32.  Plaintiff claims that he is mutawalli and injunction was also sought for only in that capacity.  Various documents produced by plaintiff do not show that his father acted continuously for 48 years as alleged by him.  It is the case of appellant that till 1974 Thaha Beevi was managing the affairs and on her death, Mohammed Kasim became the mutawalli.  He was managing the same till 1981.  From 1981, first defendant came in management but before completing the period of 7 years, he left for foreign country seeking employment.  According to him, he entrusted the management of the post also to his elder brother.  That was in 1988.  All documents produced by plaintiff was only from 1988.  If plaintiff's father was in possession of property between 1981-88 documents would have been produced to show that first defendant never acted as mutawalli.

 

33.  Mohamed Kasim died in the year 1990 and the property was entrusted to first defendant.  Kasim was entitled to continue in possession for 7 years.  But before expiry of the term he died.  According to appellant, because of close relationship, he allowed plaintiff to cont inue in possession till the period expires.  Taking into consideration the provisions in Ext. B-1 to which plaintiff's predecessor and appellant are parties, the entrustment seems to be probable.

 

34.  Appellant further avers that in 1995 he has taken possession and is managing the affairs.  Exts.
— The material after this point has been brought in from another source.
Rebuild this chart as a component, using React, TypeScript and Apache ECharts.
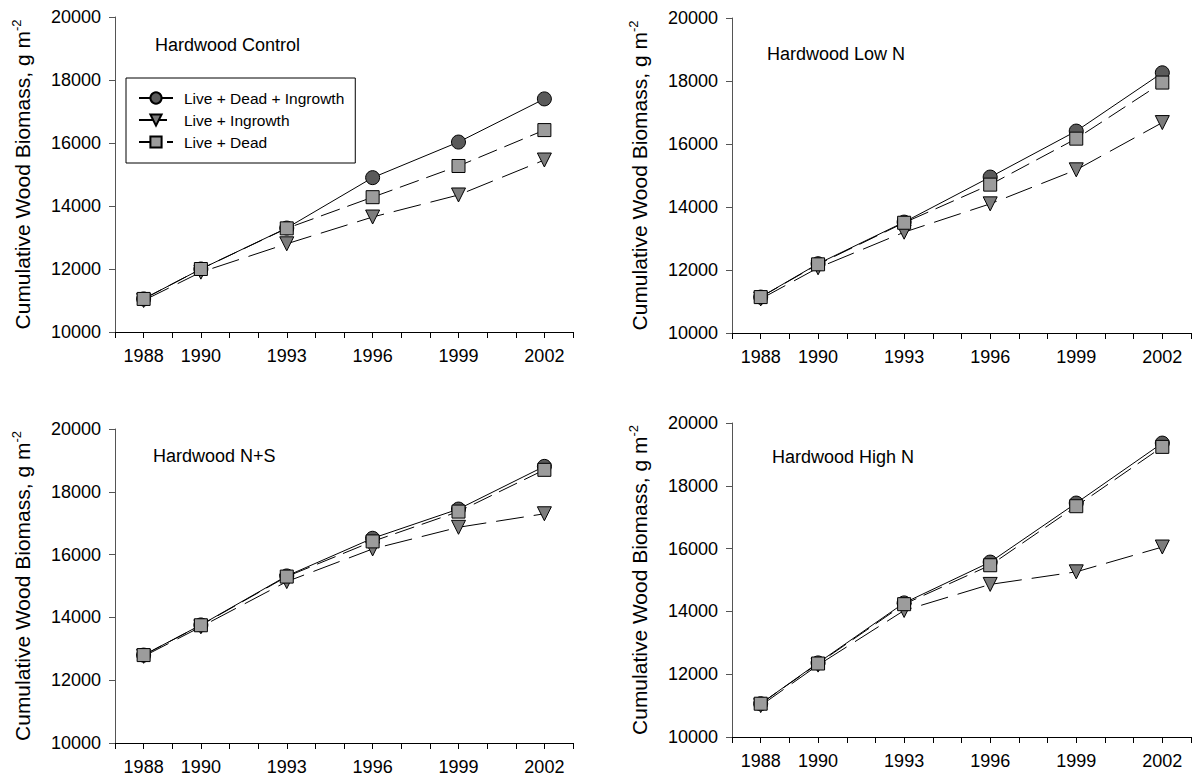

B-3 and B-4 supports that case, pleaded by appellant.  Lower appellate court held that the first defendant is not competent to execute lease without the consent of Wakf Board and therefore it is irrelevant.  In this case, we are not concerned about the validity of the lease and only question is whether first defendant is exercising right to administer the wakf.  Again, it is not the case of plaintiff nor of appellant that lease in favour of third party is for more than three years.  Lease could be executed for a period of three years or less.  Lower appellate Court has assumed that plaintiff's father was in possession of property continuously for the period of 48 years.  sThat assumption is only on the basis that Thaha Beevi was not competent to act.  If that assumption is not correct, naturally the conclusion arrived by lower court is to be set aside.

 

35.  In the result, the judgment and decree in A.S.No.134 of 1997 on the file of Principal Subordinate Judge, Nagercoil is set aside and the judgment and decree in O.S. No. 905 of 1995 on the file of District Court, Nagercoil is restored.  The second appeal is allowed with costs throughout.  Suit filed by plaintiff in O.S. No. 90 5 of 1995 is therefore dismissed.  Consequently C.M.P.No. 18485 of 1999 is closed.